§ Requirements
Set down each entry exactly as given; pictures should not appear in the copy.

§ Rows
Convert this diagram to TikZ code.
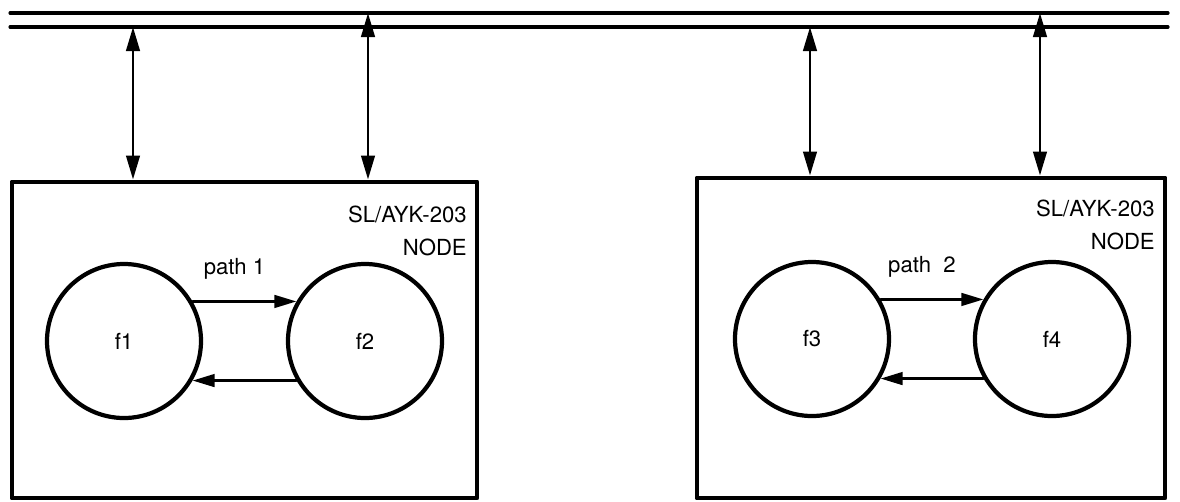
\documentclass[tikz,border=0pt]{standalone}
\usepackage{fontspec}
\setmainfont{TeX Gyre Heros}
\usetikzlibrary{positioning,calc,arrows.meta}

\begin{document}
\begin{tikzpicture}[>={Triangle[length=2.4mm,width=1.35mm]}, line cap=round, line join=round, font=\fontsize{6.3}{9.4}\selectfont,
    nodebox/.style={draw, line width=1.4pt, minimum width=4.65cm, minimum height=3.16cm, inner sep=0pt},
    func/.style={draw, circle, line width=1.2pt, minimum size=1.54cm, inner sep=0pt},
    link/.style={<->, line width=0.8pt},
    flow/.style={->, line width=0.8pt, >={Triangle[length=2.2mm,width=1.25mm]}},
    tag/.style={anchor=north east, align=right, inner sep=0pt}]
  \useasboundingbox (0,0) rectangle (11.80,5.01);
  % bus
  \coordinate (busA) at (0.10,4.88);
  \coordinate (busB) at (0.10,4.74);
  \draw[line width=0.9pt] (busA) -- ++(11.58,0);
  \draw[line width=0.9pt] (busB) -- ++(11.58,0);
  % the two nodes
  \node[nodebox] (nodeA) at (2.445,1.61) {};
  \node[nodebox, minimum width=4.68cm, minimum height=3.20cm] (nodeB) at (9.31,1.63) {};
  \node[tag] (tagA) at ($(nodeA.north east)+(-0.12,-0.26)$) {SL/AYK-203\\NODE};
  \node[tag] (tagB) at ($(nodeB.north east)+(-0.12,-0.24)$) {SL/AYK-203\\NODE};
  % taps onto the bus
  \coordinate (tapA) at (1.33,4.74);
  \coordinate (tapB) at (3.68,4.88);
  \coordinate (tapC) at (8.10,4.74);
  \coordinate (tapD) at (10.40,4.88);
  \draw[link] (tapA) -- (tapA |- nodeA.north);
  \draw[link] (tapB) -- (tapB |- nodeA.north);
  \draw[link] (tapC) -- (tapC |- nodeB.north);
  \draw[link] (tapD) -- (tapD |- nodeB.north);
  % functions
  \node[func] (f1) at (1.24,1.60) {f1};
  \node[func] (f2) at (3.65,1.60) {f2};
  \node[func] (f3) at (8.12,1.62) {f3};
  \node[func] (f4) at (10.52,1.62) {f4};
  \draw[flow] (f1.30) -- node[above=0.09cm, xshift=-0.1cm] (pathA) {path 1} (f2.150);
  \draw[flow] (f2.-150) -- (f1.-30);
  \draw[flow] (f3.30) -- node[above=0.09cm, xshift=-0.1cm] (pathB) {path\ \ 2} (f4.150);
  \draw[flow] (f4.-150) -- (f3.-30);
\end{tikzpicture}
\end{document}
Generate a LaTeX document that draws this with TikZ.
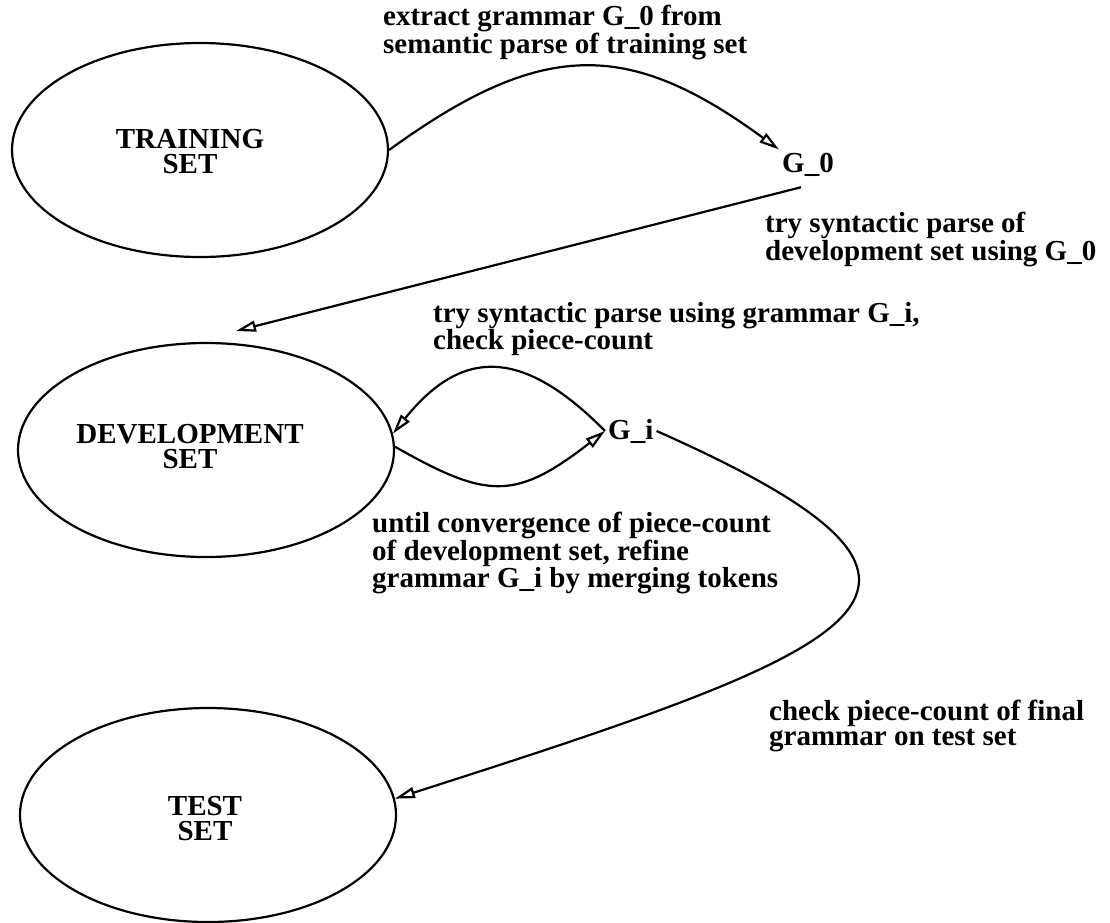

§ Solution to the problem
Convert this diagram to TikZ code.
\documentclass[tikz,border=0pt]{standalone}
\usepackage{fontspec}
\setmainfont{TeX Gyre Heros}
\usetikzlibrary{positioning,calc,arrows.meta}

\begin{document}
\begin{tikzpicture}[>={Triangle[length=2.4mm,width=1.35mm]}, line cap=round, line join=round, font=\fontsize{6.3}{9.4}\selectfont,
    nodebox/.style={draw, line width=1.4pt, minimum width=4.65cm, minimum height=3.16cm, inner sep=0pt},
    func/.style={draw, circle, line width=1.2pt, minimum size=1.54cm, inner sep=0pt},
    link/.style={<->, line width=0.8pt},
    flow/.style={->, line width=0.8pt, >={Triangle[length=2.2mm,width=1.25mm]}},
    tag/.style={anchor=north east, align=right, inner sep=0pt}]
  \useasboundingbox (0,0) rectangle (11.80,5.01);
  % bus
  \coordinate (busA) at (0.10,4.88);
  \coordinate (busB) at (0.10,4.74);
  \draw[line width=0.9pt] (busA) -- ++(11.58,0);
  \draw[line width=0.9pt] (busB) -- ++(11.58,0);
  % the two nodes
  \node[nodebox] (nodeA) at (2.445,1.61) {};
  \node[nodebox, minimum width=4.68cm, minimum height=3.20cm] (nodeB) at (9.31,1.63) {};
  \node[tag] (tagA) at ($(nodeA.north east)+(-0.12,-0.26)$) {SL/AYK-203\\NODE};
  \node[tag] (tagB) at ($(nodeB.north east)+(-0.12,-0.24)$) {SL/AYK-203\\NODE};
  % taps onto the bus
  \coordinate (tapA) at (1.33,4.74);
  \coordinate (tapB) at (3.68,4.88);
  \coordinate (tapC) at (8.10,4.74);
  \coordinate (tapD) at (10.40,4.88);
  \draw[link] (tapA) -- (tapA |- nodeA.north);
  \draw[link] (tapB) -- (tapB |- nodeA.north);
  \draw[link] (tapC) -- (tapC |- nodeB.north);
  \draw[link] (tapD) -- (tapD |- nodeB.north);
  % functions
  \node[func] (f1) at (1.24,1.60) {f1};
  \node[func] (f2) at (3.65,1.60) {f2};
  \node[func] (f3) at (8.12,1.62) {f3};
  \node[func] (f4) at (10.52,1.62) {f4};
  \draw[flow] (f1.30) -- node[above=0.09cm, xshift=-0.1cm] (pathA) {path 1} (f2.150);
  \draw[flow] (f2.-150) -- (f1.-30);
  \draw[flow] (f3.30) -- node[above=0.09cm, xshift=-0.1cm] (pathB) {path\ \ 2} (f4.150);
  \draw[flow] (f4.-150) -- (f3.-30);
\end{tikzpicture}
\end{document}
Generate a LaTeX document that draws this with TikZ.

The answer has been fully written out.